A psychologically safe work environment is one where individuals and teams feel able to speak up, challenge the status quo and take calculated risks. Amy Edmondson, the Harvard professor who coined the term, defines it as “a shared belief that an environment is safe for interpersonal risk.”
As Professor Edmondson also points out, this is not about making it a comfortable or easy working environment, it’s about creating a climate where colleagues feel able to critically question the ideas and actions of their peers and leaders – enabling diversity of thought and innovation.
How does psychological safety improve performance?
In a psychologically safe environment, colleagues have permission to take risks, the confidence to critically question, and the freedom to innovate without fear of failure. This encourages inspiration and action.

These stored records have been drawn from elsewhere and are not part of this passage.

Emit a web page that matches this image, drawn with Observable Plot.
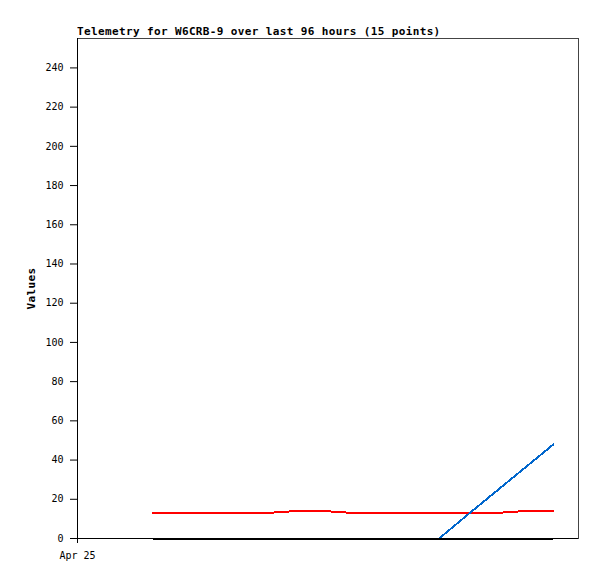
<!DOCTYPE html>
<html>
<head>
<meta charset="utf-8">
<script src="https://cdn.jsdelivr.net/npm/d3@7"></script>
<script src="https://cdn.jsdelivr.net/npm/@observablehq/plot@0.6"></script>
<style>
  body { margin: 0; background: #fff; }
  #wrap { position: relative; width: 597px; height: 579px; }
  #title { position: absolute; left: 77px; top: 26px; font: bold 11px "DejaVu Sans Mono", monospace; line-height: 11px; letter-spacing: 0.37px; color: #000; white-space: nowrap; }
  #chart svg [aria-label="y-axis label"] text { font-weight: bold; font-size: 11px; letter-spacing: 0.37px; }
</style>
</head>
<body>
<div id="wrap">
  <div id="chart"></div>
  <div id="title">Telemetry for W6CRB-9 over last 96 hours (15 points)</div>
</div>
<script>
// Hours since Apr 25 00:00 for each of the 15 samples
const hours = [14.4, 19.9, 25.4, 30.8, 36.3, 41.8, 47.3, 52.8, 58.3, 63.8, 69.3, 74.7, 80.2, 85.7, 91.2];
const redValues   = [13, 13, 13, 13, 13, 14, 14, 13, 13, 13, 13, 13, 13, 14, 14];
const blueValues  = [0, 0, 0, 0, 0, 0, 0, 0, 0, 0, 0, 12, 24, 36, 48];
const blackValues = [0, 0, 0, 0, 0, 0, 0, 0, 0, 0, 0, 0, 0, 0, 0];
const yTicks = [0, 20, 40, 60, 80, 100, 120, 140, 160, 180, 200, 220, 240];
const xTicks = [0];
const xTickLabels = ["Apr 25"];

const toRows = vals => hours.map((h, i) => ({h, v: vals[i]}));

const chart = Plot.plot({
  width: 597,
  height: 579,
  marginLeft: 77,
  marginRight: 19,
  marginTop: 38,
  marginBottom: 41,
  style: {fontFamily: "'DejaVu Sans Mono', monospace", fontSize: "10px", background: "#fff", color: "#000"},
  x: {domain: [0, 96], ticks: xTicks, tickFormat: d => xTickLabels[xTicks.indexOf(d)], tickSize: 5, tickPadding: 8, label: null},
  y: {domain: [0, 255], ticks: yTicks, tickSize: 7, tickPadding: 7, label: "Values", labelArrow: "none", labelAnchor: "center", labelOffset: 50},
  marks: [
    Plot.frame({stroke: "#444", shapeRendering: "crispEdges"}),
    Plot.line(toRows(redValues), {x: "h", y: "v", stroke: "#ff0000", strokeWidth: 2, shapeRendering: "crispEdges"}),
    Plot.line(toRows(blueValues), {x: "h", y: "v", stroke: "#0066cc", strokeWidth: 2, shapeRendering: "crispEdges"}),
    Plot.line(toRows(blackValues), {x: "h", y: "v", stroke: "#000", strokeWidth: 2, shapeRendering: "crispEdges"}),
    Plot.ruleX([0], {stroke: "#000", shapeRendering: "crispEdges"}),
    Plot.ruleY([0], {stroke: "#000", shapeRendering: "crispEdges"})
  ]
});
document.getElementById("chart").appendChild(chart);
</script>
</body>
</html>
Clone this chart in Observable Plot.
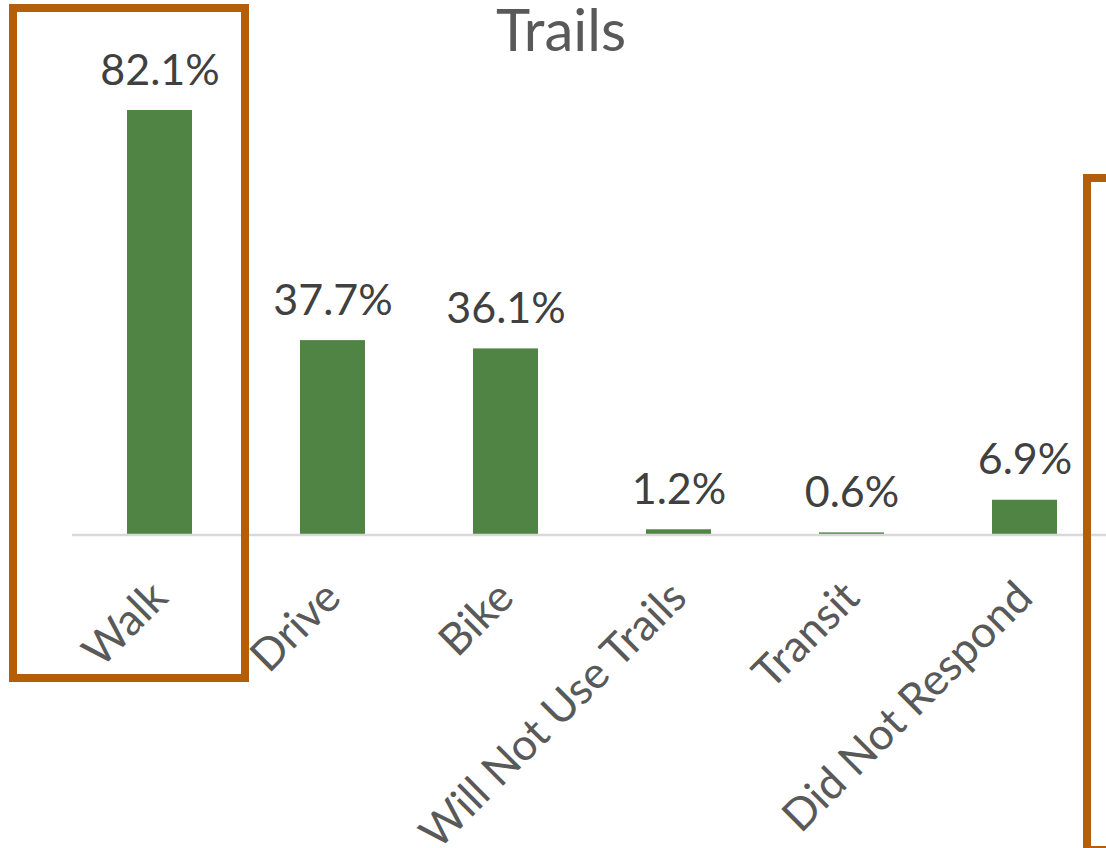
<!DOCTYPE html>
<html>
<head>
<meta charset="utf-8">
<script src="https://cdn.jsdelivr.net/npm/d3@7"></script>
<script src="https://cdn.jsdelivr.net/npm/@observablehq/plot@0.6"></script>
<style>
  html, body { margin: 0; padding: 0; background: #fff; overflow: hidden; }
  #wrap { position: relative; width: 1106px; height: 848px; overflow: hidden; font-family: Lato, "Open Sans", sans-serif; }
  #title { position: absolute; left: 8px; top: 0; width: 1106px; text-align: center; font-size: 58px; color: #595959; line-height: 58px; font-family: Lato, sans-serif; }
  .box { position: absolute; box-sizing: border-box; border: 8px solid #b35e08; }
  #box1 { left: 9px; top: 4px; width: 240px; height: 678px; }
  #box2 { left: 1083px; top: 174px; width: 100px; height: 680px; }
</style>
</head>
<body>
<div id="wrap">
  <div id="chart"></div>
  <div id="title">Trails</div>
  <div class="box" id="box1"></div>
  <div class="box" id="box2"></div>
</div>
<script>
const categories = ["Walk", "Drive", "Bike", "Will Not Use Trails", "Transit", "Did Not Respond"];
const values = [82.1, 37.7, 36.1, 1.2, 0.6, 6.9];
const valueLabels = ["82.1%", "37.7%", "36.1%", "1.2%", "0.6%", "6.9%"];

const data = categories.map((c, i) => ({category: c, value: values[i], label: valueLabels[i]}));

const chart = Plot.plot({
  width: 1106,
  height: 848,
  marginTop: 110,
  marginBottom: 312.5,
  marginLeft: 72,
  marginRight: 0,
  style: {fontFamily: "Lato, sans-serif", background: "transparent"},
  x: {domain: categories, range: [72, 1111], padding: 0},
  y: {domain: [0, 82.1], nice: false, axis: null},
  marks: [
    Plot.barY(data, {x: "category", y: "value", fill: "#4f8444", insetLeft: 54, insetRight: 54}),
    Plot.ruleY([0], {stroke: "#d9d9d9", strokeWidth: 2.4, dy: -1}),
    Plot.text(data, {x: "category", y: "value", text: "label", lineAnchor: "bottom", dy: -26, fontSize: 43, fill: "#404040"}),
    Plot.axisX({tickRotate: -45, tickSize: 0, tickPadding: 54, fontSize: 44, fill: "#595959", label: null, dx: 0})
  ]
});
document.getElementById("chart").appendChild(chart);
</script>
</body>
</html>
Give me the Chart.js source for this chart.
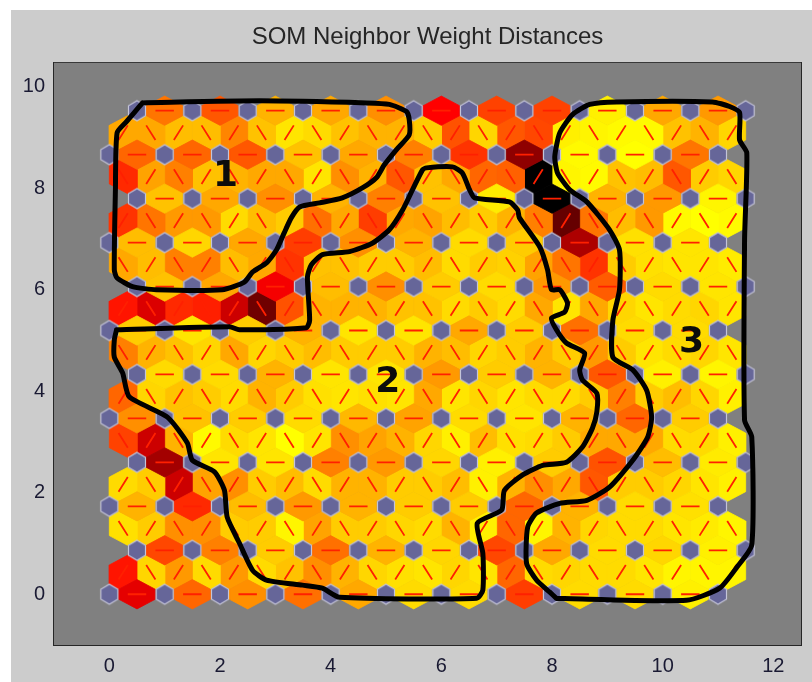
<!DOCTYPE html>
<html><head><meta charset="utf-8">
<style>
html,body{margin:0;padding:0;background:#fff;width:812px;height:682px;overflow:hidden}
#fig{position:absolute;left:11px;top:10px;width:801px;height:672px;background:#ccc}
canvas{position:absolute;left:0;top:0}
</style>
<script src="https://cdn.jsdelivr.net/npm/chart.js@4/dist/chart.umd.js"></script>
</head><body><div id="fig"></div><canvas id="c" width="812" height="682"></canvas>
<script>
const titleText = "SOM Neighbor Weight Distances";
const xTicks = [0,2,4,6,8,10,12];
const yTicks = [0,2,4,6,8,10];

// normalised neighbour distances, horizontal links, row 0 (bottom) .. row 11 (top)
const hRow0  = [.55,.30,.22,.28,.17,.07,.07,.38,.07,.07,.03];
const hRow1  = [.36,.25,.10,.28,.15,.08,.36,.17,.07,.08,.03];
const hRow2  = [.15,.42,.13,.20,.15,.10,.10,.30,.15,.07,.06];
const hRow3  = [.68,.05,.05,.25,.20,.08,.03,.10,.34,.13,.04];
const hRow4  = [.22,.12,.10,.07,.14,.18,.07,.05,.15,.30,.10];
const hRow5  = [.07,.07,.15,.05,.05,.20,.10,.15,.33,.03,.02];
const hRow6  = [.10,.05,.10,.15,.05,.05,.17,.10,.28,.07,.07];
const hRow7  = [.12,.17,.52,.13,.22,.10,.07,.20,.32,.07,.05];
const hRow8  = [.13,.08,.17,.38,.22,.15,.07,.10,.66,.06,.05];
const hRow9  = [.12,.17,.22,.15,.25,.12,.04,1.0,.15,.20,.02];
const hRow10 = [.30,.30,.33,.12,.17,.25,.40,.72,.01,.00,.27];
const hRow11 = [.27,.33,.15,.17,.22,.50,.37,.37,.03,.17,.20];

// diagonal links between row r and row r+1, left to right
const dRow0  = [.46,.08,.20,.07,.20,.07,.12,.22,.15,.08,.06,.05,.08,.05,.30,.07,.08,.07,.07,.05,.02,.02,.02];
const dRow1  = [.06,.10,.22,.22,.10,.10,.02,.18,.10,.10,.08,.07,.15,.03,.30,.02,.15,.08,.07,.07,.05,.04,.02];
const dRow2  = [.07,.10,.60,.18,.22,.10,.13,.07,.15,.15,.10,.10,.13,.03,.15,.22,.17,.33,.10,.10,.08,.05,.03];
const dRow3  = [.37,.60,.15,.01,.07,.05,.00,.05,.22,.18,.15,.08,.03,.13,.06,.07,.10,.17,.17,.17,.07,.07,.03];
const dRow4  = [.30,.08,.12,.10,.07,.15,.10,.06,.05,.06,.05,.17,.05,.08,.05,.07,.07,.10,.25,.10,.13,.08,.03];
const dRow5  = [.25,.15,.12,.08,.17,.08,.10,.13,.10,.10,.10,.15,.13,.08,.10,.15,.10,.20,.10,.05,.07,.08,.05];
const dRow6  = [.46,.57,.42,.44,.60,.78,.34,.15,.15,.15,.12,.12,.07,.10,.07,.17,.05,.17,.08,.05,.07,.08,.05];
const dRow7  = [.17,.13,.25,.25,.13,.17,.40,.12,.12,.10,.10,.13,.07,.10,.09,.18,.27,.40,.10,.06,.05,.05,.04];
const dRow8  = [.40,.27,.20,.20,.07,.13,.10,.28,.17,.38,.17,.18,.13,.10,.15,.25,.80,.27,.13,.20,.01,.00,.01];
const dRow9  = [.42,.18,.25,.12,.15,.17,.17,.05,.22,.15,.33,.12,.17,.30,.31,1.0,.02,.01,.12,.13,.33,.10,.08];
const dRow10 = [.17,.17,.13,.13,.24,.12,.05,.07,.12,.15,.15,.10,.34,.08,.33,.36,.03,.02,.01,.01,.12,.15,.08];

// hand-drawn cluster outlines, data units
const cluster1X = [.60,2.71,4.65,5.06,5.37,5.42,5.42,5.19,4.97,4.83,4.58,4.21,3.80,3.44,3.29,3.16,3.02,2.84,2.59,2.44,2.04,.85,.42,.14,.09,.11,.14,.31,.45,.60];
const cluster1Y = [9.68,9.72,9.68,9.65,9.51,9.35,9.05,8.76,8.46,8.21,8.01,7.81,7.71,7.63,7.42,7.12,6.78,6.53,6.35,6.15,6.00,6.00,6.06,6.23,6.39,7.97,9.09,9.31,9.49,9.68];
const cluster2X = [.13,2.17,2.35,3.56,3.62,3.58,3.65,3.85,4.34,4.76,5.06,5.30,5.48,5.66,5.73,6.20,6.38,6.51,6.60,7.23,7.38,7.41,7.78,7.92,7.99,8.14,8.28,8.23,7.99,8.08,8.26,8.59,8.50,8.55,8.81,8.81,8.73,8.55,8.26,7.83,7.47,7.14,7.09,6.65,6.75,6.75,6.64,4.16,3.85,3.49,2.84,2.59,2.35,2.13,2.08,1.90,1.50,1.41,1.05,.36,.24,.09,.09,.13];
const cluster2Y = [5.21,5.27,5.21,5.25,5.40,6.25,6.49,6.69,6.75,6.92,7.18,7.57,7.97,8.36,8.40,8.42,8.30,7.97,7.81,7.73,7.57,7.42,6.84,6.39,6.00,6.00,5.74,5.56,5.44,5.21,4.95,4.75,4.42,4.22,3.96,3.59,3.27,2.90,2.60,2.54,2.35,2.05,1.66,1.40,.81,.08,-.08,-.06,.12,.18,.28,.47,1.01,1.52,2.05,2.41,2.64,2.98,3.49,3.89,4.36,4.67,5.01,5.21];
const cluster3X = [8.08,10.43,11.03,11.34,11.61,11.61,11.48,11.48,11.52,11.39,11.39,11.21,10.90,9.17,8.68,8.37,8.14,8.05,8.10,8.32,8.63,9.04,9.22,9.22,9.10,9.10,9.46,9.71,9.80,9.73,9.46,9.04,8.63,8.14,7.72,7.56,7.54,7.72,7.96,8.08];
const cluster3Y = [-.08,-.12,.12,.53,.97,3.10,3.43,6.98,8.70,8.95,9.49,9.61,9.70,9.70,9.65,9.45,9.09,8.62,8.30,7.97,7.73,7.18,6.78,6.00,5.40,4.67,4.42,4.02,3.49,3.10,2.64,2.11,1.85,1.79,1.60,1.32,.61,.28,.04,-.08];
const clusterLabels = ["1","2","3"];
const clusterLabelX = [2.10,5.03,10.52];
const clusterLabelY = [8.22,4.16,4.95];

const hRows = [hRow0,hRow1,hRow2,hRow3,hRow4,hRow5,hRow6,hRow7,hRow8,hRow9,hRow10,hRow11];
const dRows = [dRow0,dRow1,dRow2,dRow3,dRow4,dRow5,dRow6,dRow7,dRow8,dRow9,dRow10];
const ROW = Math.sqrt(.75);

function hot(d){
  const L = 1-d;
  return `rgb(${Math.round(255*Math.min(L*2,1))},${Math.round(255*Math.max(L*2-1,0))},0)`;
}
const H_SHAPE = [[-.327,-.1],[0,-.289],[.327,-.1],[.327,.1],[0,.289],[-.327,.1]];
const S_SHAPE = [[-.25,-.233],[-.077,-.333],[.25,-.144],[.25,.233],[.077,.333],[-.25,.144]];

const patches = [], segs = [], neurons = [];
function addPatch(cx,cy,shape,flip,d){
  const pts = shape.map(p=>({x:cx+(flip?-p[0]:p[0]),y:cy+p[1]}));
  pts.push(pts[0]);
  const c = hot(d);
  patches.push({data:pts,showLine:true,fill:'shape',backgroundColor:c,borderColor:c,borderWidth:.8,pointRadius:0,tension:0});
}
hRows.forEach((row,r)=>row.forEach((d,j)=>{
  const cx=(r%2?1:.5)+j, cy=r*ROW;
  addPatch(cx,cy,H_SHAPE,false,d);
  segs.push({x:cx-1/6,y:cy},{x:cx+1/6,y:cy},{x:NaN,y:NaN});
}));
dRows.forEach((row,r)=>row.forEach((d,i)=>{
  const cx=.25+.5*i, cy=(r+.5)*ROW, slash=(r+i)%2===0;
  addPatch(cx,cy,S_SHAPE,!slash,d);
  const dx=(slash?1:-1)/12, dy=ROW/6;
  segs.push({x:cx-dx,y:cy-dy},{x:cx+dx,y:cy+dy},{x:NaN,y:NaN});
}));
for(let r=0;r<12;r++)for(let c=0;c<12;c++)neurons.push({x:c+(r%2?.5:0),y:r*ROW});

// neuron marker
const mk=document.createElement('canvas');mk.width=22;mk.height=24;
{const g=mk.getContext('2d');g.beginPath();
 [[11,2],[19.5,7],[19.5,17],[11,22],[2.5,17],[2.5,7]].forEach((p,i)=>i?g.lineTo(p[0],p[1]):g.moveTo(p[0],p[1]));
 g.closePath();g.fillStyle='#666699';g.fill();g.strokeStyle='#c4c4d8';g.lineWidth=1.2;g.stroke();}

const zip=(X,Y)=>X.map((x,i)=>({x,y:Y[i]}));
const outline=(X,Y)=>({data:zip(X,Y),showLine:true,borderColor:'#000',borderWidth:5,pointRadius:0,tension:.2,borderJoinStyle:'round',borderCapStyle:'round',fill:false});

const datasets=[
  outline(cluster1X,cluster1Y),outline(cluster2X,cluster2Y),outline(cluster3X,cluster3Y),
  {data:neurons,showLine:false,pointStyle:mk,pointRadius:10,backgroundColor:'#666699',borderWidth:0},
  {data:segs,showLine:true,spanGaps:false,borderColor:'#ff2000',borderWidth:1.8,pointRadius:0,fill:false},
  ...patches
];

const bg={id:'bg',beforeDatasetsDraw(ch){const a=ch.chartArea,g=ch.ctx;g.save();g.fillStyle='#808080';g.fillRect(a.left,a.top,a.width,a.height);g.restore();},
 afterDatasetsDraw(ch){const g=ch.ctx;g.save();g.fillStyle='#0c0c0c';g.font='bold 36px "DejaVu Sans"';g.textAlign='center';g.textBaseline='middle';
  clusterLabels.forEach((t,i)=>g.fillText(t,ch.scales.x.getPixelForValue(clusterLabelX[i]),ch.scales.y.getPixelForValue(clusterLabelY[i])));g.restore();}};

const ink='#262626';
const grid={drawOnChartArea:false,drawTicks:true,tickLength:-8,tickColor:ink,tickWidth:1.5};
const border={display:true,color:ink,width:2};
const tickFont={family:'"Liberation Sans"',size:20};
const axis=(min,max,ticks,pos,extra)=>Object.assign({type:'linear',position:pos,min,max,grid,border,
  afterBuildTicks:s=>{s.ticks=ticks.map(value=>({value}));}},extra);

new Chart(document.getElementById('c'),{type:'scatter',data:{datasets},plugins:[bg],options:{
  responsive:false,animation:false,events:[],
  layout:{padding:{left:0,right:11,top:0,bottom:0}},
  plugins:{legend:{display:false},tooltip:{enabled:false},
    title:{display:true,fullSize:false,text:titleText,color:ink,font:{family:'"Liberation Sans"',size:24,weight:'normal'},padding:{top:23,bottom:11},position:'top',align:'center'}},
  scales:{
    x:axis(-1,12.5,xTicks,'bottom',{ticks:{color:'#1a1a33',font:tickFont,padding:17,maxRotation:0,autoSkip:false,callback:v=>String(v)},afterFit:s=>{s.height=37;}}),
    y:axis(-1,10.47,yTicks,'left',{ticks:{color:'#1a1a33',font:tickFont,padding:17,autoSkip:false,callback:v=>String(v)},afterFit:s=>{s.width=54;}}),
    x2:axis(-1,12.5,xTicks,'top',{ticks:{display:false},afterFit:s=>{s.height=0;}}),
    y2:axis(-1,10.47,yTicks,'right',{ticks:{display:false},afterFit:s=>{s.width=0;}})
  }
}});
</script></body></html>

The case for diverse teams (in all its forms) has been proven time and again. Yet, to harness the diverse perspectives and strengths of a team, everyone must feel respected and empowered. There is no point in having a visibly or cognitively diverse team if the same voices are aired again and again when it comes to key decision making. To establish and reap the benefits of a truly inclusive and diverse team, psychologically safety is essential.
Why leaders should address this fast
While sceptics may interpret this school of thought as encouraging failure without accountability, Mathew Syed’s Black Box Thinking, released in 2015, reminds us that by allowing your teams to acknowledge mistakes and learn from them without judgment, everyone can benefit from those lessons learned and avoid repeating the same mistake.
Psychologically safe environments don’t actively seek failure – instead, they allow teams, organisations, and even entire industries to learn faster. Syed makes the comparison between blame culture in the NHS vs. the critical analysis of errors within the aviation industry. In aviation, there is a commitment to learning from mistakes that enables the industry to collectively take steps to improve its practice. However, the presence of a blame culture and lack of psychological safety within the UK healthcare sector, for example, means that mistakes can take longer to unearth and even longer to learn from – increasing the inevitability that these mistakes are repeated.
In a business world where change is continuous and pace is essential, leaders need to empower their teams to work more autonomously. This is not a ‘nice to have’. If teams don’t feel empowered to make decisions and learn from them quickly, organisations risk being left behind the competition, and potentially, their business becoming irrelevant.
How a storytelling culture creates psychologically safe environments:
Stories help us to make meaning of the world and people around us – it’s an instinctive and natural way to connect with other humans.
In hybrid and remote working environments, creating an innate sense of psychological safety is even harder to achieve as you can’t rely on ad-hoc water cooler moments to connect with colleagues. Developing a storytelling culture provides a solution to this by equipping leaders with a simple and effective way to develop emotional connections with their teams (even through a screen) which in turn cultivates a psychologically safe environment.
We work with clients to implement organisation-wide storytelling cultures to empower teams so that colleagues across the business are equipped with the means and fora to share stories during team calls, town halls, 1:1s, key events and online social work platforms. This commitment to being open and forthcoming with stories, in turn, reduces a climate of fear and fosters a sense of authenticity and innovation.
With one large organisation we recently supported, we helped their leadership team to challenge the dominant narrative that governed the relationship between managers and employees. This ‘background’ narrative had traditionally dictated the working environment where the manager provides instructions, and the employees’ role was simply to deliver as they were told. To overcome this, the new organisational story we created with them articulated both the company’s vision and the role they wanted employees to play in achieving it. We also put in place interventions and practices to embed a storytelling culture throughout the organisation. This shift in the culture of the company helped employees to feel more empowered to contribute and be active players in the organisation’s direction rather than passive participants.
“When team leaders — and others — practice genuine inquiry that draws out others’ ideas, listening thoughtfully to what they hear in response, psychological safety in the team grows. The need for inquiry is heightened in diverse teams because of the number and variety of perspectives represented.” Harvard Business Review
By sharing stories of failure and success, leaders send out a strong message to their teams that value is placed on the willingness to act and drive teams forward over and above a pursuit of perfection or to maintain the status quo. At a deeper level, they place value on the need for new ideas and diverse perspectives – creating a truly inclusive environment that allows individuals to thrive and bring their unique solutions to the table without judgement.